Op de site van IVS-Alliance staat dat het doel van de leden is om global skills te stimuleren bij hun leerlingen en ze meer bewust te maken van internationale omgevingen en bedrijfsculturen. Na enkele jaren tweetalig onderwijs ontvangen ze dan het BTEC-diploma, een internationale kwalificatie voor beroepsopleiding. Sommige scholen bieden ook een Cambridge Certificate voor bewezen kennis van het Engels. Beide certificaten kunnen voordelen bieden bij een vervolgstudie op het hbo.

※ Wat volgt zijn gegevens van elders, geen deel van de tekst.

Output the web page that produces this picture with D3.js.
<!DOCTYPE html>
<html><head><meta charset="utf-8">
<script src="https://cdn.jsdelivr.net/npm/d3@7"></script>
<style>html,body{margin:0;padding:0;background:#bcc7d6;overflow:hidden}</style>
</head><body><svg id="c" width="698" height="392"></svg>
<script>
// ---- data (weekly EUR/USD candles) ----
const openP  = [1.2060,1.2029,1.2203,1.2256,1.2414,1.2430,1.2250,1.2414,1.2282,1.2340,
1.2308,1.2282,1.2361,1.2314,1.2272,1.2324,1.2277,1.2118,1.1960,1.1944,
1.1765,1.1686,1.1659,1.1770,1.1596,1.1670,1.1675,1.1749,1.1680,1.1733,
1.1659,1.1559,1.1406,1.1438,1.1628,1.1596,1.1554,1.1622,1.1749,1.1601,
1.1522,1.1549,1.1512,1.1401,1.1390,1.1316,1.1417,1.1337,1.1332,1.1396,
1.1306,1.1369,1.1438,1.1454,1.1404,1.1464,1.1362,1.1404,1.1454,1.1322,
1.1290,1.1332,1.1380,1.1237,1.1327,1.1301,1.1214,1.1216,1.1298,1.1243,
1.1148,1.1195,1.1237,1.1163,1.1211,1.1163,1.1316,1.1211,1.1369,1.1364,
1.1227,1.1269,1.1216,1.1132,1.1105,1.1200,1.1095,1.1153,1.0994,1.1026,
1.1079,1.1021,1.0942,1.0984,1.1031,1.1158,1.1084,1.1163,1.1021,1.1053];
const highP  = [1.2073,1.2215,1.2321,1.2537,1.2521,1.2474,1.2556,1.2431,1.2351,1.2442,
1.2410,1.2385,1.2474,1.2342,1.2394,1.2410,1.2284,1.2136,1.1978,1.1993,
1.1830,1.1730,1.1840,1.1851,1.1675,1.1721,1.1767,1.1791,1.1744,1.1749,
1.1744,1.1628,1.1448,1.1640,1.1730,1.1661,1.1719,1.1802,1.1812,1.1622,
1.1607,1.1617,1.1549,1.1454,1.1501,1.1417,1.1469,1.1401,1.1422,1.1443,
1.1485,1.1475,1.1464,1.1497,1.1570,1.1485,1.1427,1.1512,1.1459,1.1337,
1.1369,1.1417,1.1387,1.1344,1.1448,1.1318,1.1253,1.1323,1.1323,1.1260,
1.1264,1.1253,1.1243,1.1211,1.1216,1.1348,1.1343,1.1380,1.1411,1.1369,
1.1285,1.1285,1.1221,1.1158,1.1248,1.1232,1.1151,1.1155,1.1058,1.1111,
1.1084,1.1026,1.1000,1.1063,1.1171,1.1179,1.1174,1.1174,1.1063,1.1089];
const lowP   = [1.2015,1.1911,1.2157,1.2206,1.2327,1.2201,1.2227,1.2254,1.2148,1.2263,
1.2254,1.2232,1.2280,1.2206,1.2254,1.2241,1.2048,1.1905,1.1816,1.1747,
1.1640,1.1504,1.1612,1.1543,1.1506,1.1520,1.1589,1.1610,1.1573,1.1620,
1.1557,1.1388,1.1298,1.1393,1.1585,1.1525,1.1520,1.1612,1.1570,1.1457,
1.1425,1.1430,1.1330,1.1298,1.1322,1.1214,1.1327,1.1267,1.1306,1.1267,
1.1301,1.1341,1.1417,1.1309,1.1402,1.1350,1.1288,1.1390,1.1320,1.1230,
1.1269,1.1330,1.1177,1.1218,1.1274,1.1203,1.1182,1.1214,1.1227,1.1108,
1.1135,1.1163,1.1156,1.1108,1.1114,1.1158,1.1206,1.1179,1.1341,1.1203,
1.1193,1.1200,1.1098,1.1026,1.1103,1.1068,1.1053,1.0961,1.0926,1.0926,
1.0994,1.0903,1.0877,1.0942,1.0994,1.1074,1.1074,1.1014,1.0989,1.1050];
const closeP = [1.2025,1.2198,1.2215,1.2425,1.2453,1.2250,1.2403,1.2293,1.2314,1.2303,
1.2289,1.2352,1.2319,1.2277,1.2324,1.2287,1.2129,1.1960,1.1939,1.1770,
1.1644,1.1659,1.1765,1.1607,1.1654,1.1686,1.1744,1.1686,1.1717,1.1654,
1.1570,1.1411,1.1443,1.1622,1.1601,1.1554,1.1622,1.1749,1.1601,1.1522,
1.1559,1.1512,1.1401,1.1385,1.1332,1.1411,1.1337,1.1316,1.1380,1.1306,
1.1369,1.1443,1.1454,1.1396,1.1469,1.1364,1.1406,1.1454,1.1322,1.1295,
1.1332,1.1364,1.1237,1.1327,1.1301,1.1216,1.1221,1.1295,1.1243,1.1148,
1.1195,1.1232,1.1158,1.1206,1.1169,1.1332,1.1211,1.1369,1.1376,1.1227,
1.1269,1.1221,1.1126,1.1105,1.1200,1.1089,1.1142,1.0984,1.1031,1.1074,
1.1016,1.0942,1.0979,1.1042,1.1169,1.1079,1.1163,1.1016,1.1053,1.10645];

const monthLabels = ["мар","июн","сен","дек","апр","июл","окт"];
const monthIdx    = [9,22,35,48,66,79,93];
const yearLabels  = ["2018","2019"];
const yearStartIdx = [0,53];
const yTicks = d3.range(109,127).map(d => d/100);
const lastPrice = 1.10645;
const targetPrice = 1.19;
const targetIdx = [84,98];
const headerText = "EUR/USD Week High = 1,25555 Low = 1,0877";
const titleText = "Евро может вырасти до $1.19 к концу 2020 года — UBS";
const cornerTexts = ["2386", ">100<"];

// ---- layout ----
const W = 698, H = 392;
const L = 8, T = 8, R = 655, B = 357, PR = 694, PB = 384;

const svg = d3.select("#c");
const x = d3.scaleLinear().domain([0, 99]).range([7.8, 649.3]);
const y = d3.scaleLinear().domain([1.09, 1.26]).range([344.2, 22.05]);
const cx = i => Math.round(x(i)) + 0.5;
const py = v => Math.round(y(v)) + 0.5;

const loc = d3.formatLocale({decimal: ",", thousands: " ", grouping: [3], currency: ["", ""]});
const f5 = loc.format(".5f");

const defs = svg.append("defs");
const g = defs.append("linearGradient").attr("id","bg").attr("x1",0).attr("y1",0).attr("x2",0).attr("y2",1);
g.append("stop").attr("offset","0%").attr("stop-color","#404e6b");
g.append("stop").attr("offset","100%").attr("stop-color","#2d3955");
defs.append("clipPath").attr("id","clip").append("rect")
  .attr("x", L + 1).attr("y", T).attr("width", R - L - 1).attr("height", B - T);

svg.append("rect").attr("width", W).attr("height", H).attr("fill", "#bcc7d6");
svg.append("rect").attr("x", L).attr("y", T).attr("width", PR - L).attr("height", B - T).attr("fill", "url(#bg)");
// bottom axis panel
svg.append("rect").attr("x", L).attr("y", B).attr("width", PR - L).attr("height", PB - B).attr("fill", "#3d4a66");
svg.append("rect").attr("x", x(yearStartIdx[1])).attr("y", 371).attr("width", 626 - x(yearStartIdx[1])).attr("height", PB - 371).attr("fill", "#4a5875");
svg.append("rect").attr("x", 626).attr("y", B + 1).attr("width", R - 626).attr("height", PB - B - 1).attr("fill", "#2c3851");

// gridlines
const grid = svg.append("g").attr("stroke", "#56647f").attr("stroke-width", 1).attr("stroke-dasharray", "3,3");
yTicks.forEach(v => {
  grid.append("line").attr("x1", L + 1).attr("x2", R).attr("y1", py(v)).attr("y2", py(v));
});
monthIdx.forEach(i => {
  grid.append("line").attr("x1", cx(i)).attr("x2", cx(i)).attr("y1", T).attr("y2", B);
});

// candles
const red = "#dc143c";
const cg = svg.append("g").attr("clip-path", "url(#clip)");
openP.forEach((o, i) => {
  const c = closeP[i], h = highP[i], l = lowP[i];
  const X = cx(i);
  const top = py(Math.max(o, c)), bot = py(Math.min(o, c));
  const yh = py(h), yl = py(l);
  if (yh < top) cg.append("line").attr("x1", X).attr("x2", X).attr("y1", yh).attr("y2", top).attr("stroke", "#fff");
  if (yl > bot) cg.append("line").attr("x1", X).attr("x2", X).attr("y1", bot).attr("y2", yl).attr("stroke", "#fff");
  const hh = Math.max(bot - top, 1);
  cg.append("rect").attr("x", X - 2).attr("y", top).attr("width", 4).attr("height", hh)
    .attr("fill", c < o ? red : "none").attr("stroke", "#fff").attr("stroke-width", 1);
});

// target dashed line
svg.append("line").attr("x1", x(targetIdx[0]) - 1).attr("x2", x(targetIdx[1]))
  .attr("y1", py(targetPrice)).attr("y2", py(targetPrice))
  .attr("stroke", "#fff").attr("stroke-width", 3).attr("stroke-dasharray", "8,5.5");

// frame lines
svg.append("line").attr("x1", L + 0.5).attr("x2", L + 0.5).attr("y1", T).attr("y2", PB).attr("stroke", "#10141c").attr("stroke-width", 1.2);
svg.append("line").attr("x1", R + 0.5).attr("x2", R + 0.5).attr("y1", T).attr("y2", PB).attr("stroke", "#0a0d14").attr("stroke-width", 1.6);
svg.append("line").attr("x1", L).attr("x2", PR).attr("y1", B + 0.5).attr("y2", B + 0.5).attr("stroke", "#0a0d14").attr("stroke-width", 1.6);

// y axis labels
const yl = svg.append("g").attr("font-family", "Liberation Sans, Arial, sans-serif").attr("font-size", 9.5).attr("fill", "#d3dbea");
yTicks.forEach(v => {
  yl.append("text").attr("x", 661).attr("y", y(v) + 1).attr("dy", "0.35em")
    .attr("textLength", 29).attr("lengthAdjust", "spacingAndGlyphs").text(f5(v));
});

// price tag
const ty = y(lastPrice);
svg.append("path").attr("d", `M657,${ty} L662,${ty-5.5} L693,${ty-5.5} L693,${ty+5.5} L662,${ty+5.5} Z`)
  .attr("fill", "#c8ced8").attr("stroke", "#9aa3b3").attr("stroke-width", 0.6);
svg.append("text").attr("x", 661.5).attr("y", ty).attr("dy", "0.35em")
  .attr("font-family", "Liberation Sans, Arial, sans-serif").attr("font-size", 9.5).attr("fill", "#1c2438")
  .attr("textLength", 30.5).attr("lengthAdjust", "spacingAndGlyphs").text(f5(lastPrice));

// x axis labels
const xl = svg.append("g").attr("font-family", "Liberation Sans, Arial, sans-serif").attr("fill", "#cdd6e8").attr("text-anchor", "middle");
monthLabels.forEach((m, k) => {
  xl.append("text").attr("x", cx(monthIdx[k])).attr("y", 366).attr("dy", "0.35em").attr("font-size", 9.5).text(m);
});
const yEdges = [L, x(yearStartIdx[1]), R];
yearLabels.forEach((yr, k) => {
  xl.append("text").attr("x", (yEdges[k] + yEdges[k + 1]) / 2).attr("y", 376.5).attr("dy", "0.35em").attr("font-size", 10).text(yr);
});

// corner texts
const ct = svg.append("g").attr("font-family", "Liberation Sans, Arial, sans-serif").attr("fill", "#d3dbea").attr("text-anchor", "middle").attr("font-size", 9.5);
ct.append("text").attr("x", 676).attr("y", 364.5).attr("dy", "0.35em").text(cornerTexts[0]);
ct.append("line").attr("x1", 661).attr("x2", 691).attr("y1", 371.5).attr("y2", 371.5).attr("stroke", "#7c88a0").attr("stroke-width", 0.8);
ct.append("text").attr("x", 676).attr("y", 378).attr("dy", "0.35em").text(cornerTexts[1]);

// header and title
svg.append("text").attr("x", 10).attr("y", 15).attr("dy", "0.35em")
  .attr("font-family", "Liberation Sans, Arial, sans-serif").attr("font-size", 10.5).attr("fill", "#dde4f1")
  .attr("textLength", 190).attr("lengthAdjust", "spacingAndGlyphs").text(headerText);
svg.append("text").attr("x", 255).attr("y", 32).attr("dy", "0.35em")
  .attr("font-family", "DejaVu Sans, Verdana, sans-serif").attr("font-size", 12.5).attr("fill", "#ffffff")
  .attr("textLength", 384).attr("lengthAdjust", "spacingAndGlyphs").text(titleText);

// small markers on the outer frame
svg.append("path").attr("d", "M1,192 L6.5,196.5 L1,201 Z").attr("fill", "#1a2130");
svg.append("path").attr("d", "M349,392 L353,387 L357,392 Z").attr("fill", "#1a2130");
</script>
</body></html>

Dus eind vorig jaar vroeg ik weer als gastdocent aan mijn studenten om een antwoord te vinden op de vraag: ‘Kunnen we een trend van tweetalig onderwijs zien bij mbo’s en zo ja, wat zijn de gevolgen (voor- en nadelen)?’ Vorig jaar leken we een grote trend te zien (hoewel we weinig betrouwbare gegevens hadden). Hoe zit het dit jaar?
In 12 groepen benaderden de studenten een mbo-school van het netwerk en hebben contactpersonen geïnterviewd, vaak managers of medewerkers van Bureau Internationalisering. De scholen die benaderd zijn, waren: Deltion College, Zwolle • Koning Willem I College, Den Bosch • ROC Zadkine, Rotterdam • Albeda College, Rotterdam • Rijn IJssel College, Arnhem • ROC van Amsterdam, Hoofddorp • Lentiz Onderwijsgroep, Naaldwijk • ROC Midden Nederland, Utrecht • ROC Nova College, Haarlem • ROC Eindhoven, Eindhoven • ROC West-Brabant, Roosendaal • Groenhorst College, Barneveld.
De studenten stelden vragen als “Hoeveel leerlingen volgen TTO? Waarom is uw school gestart met tweetalige klassen? Wat waren de reacties van leraren op de aankondiging om in het Engels onderwijs? Hoe goed (of slecht) is de kennis van het Engels ten opzichte van het Nederlands van TTO-leerlingen na een bepaalde tijd? Wat zijn de voor- en nadelen voor studenten en docenten?
En?
Hoewel de resultaten nog steeds niet als representatief mogen worden gezien, omdat er eigenlijk een tweede interviewronde met dieptevragen nodig was, kunnen we toch zeggen dat de meerderheid van de IVS-Alliance scholen serieus bereid is of laat zien om TTO-programma’s op te nemen in hun opleiding. Dit zie je vooral bij studies als Business Studies. De trend dat er daadwerkelijk TTO wordt toegepast en draait binnen het mbo is echter niet te zien.
Ook volgt maar slechts een zeer klein percentage van de leerlingen – tussen 1 en 2% van het totaal aantal studenten binnen zo’n mbo – tweetalige lessen. Zes scholen laten zien dat TTO meer studenten trekt en inspireert. Ook zie je dat zowel leerlingen als leerkrachten bij TTO-studies internationaal willen denken en doen, meer dan in reguliere studies. De meeste scholen noemen twee nadelen: de ene is dat het moeilijk is om gekwalificeerde leraren voor TTO te vinden en de andere is dat scholen vanwege hoge kosten en tekort aan middelen TTO-programma’s niet volledig kunnen ontwikkelen.
Kortom, er zijn scholen voor beroepsonderwijs in Nederland waar lessen in het Engels worden gegeven, maar het gaat hier nog steeds om een hele kleine groep. Deze groep ziet echter wel meer positieve kanten aan de ontwikkeling van TTO-programma’s. Noem het een kleine trend. Wordt vervolgd volgend jaar!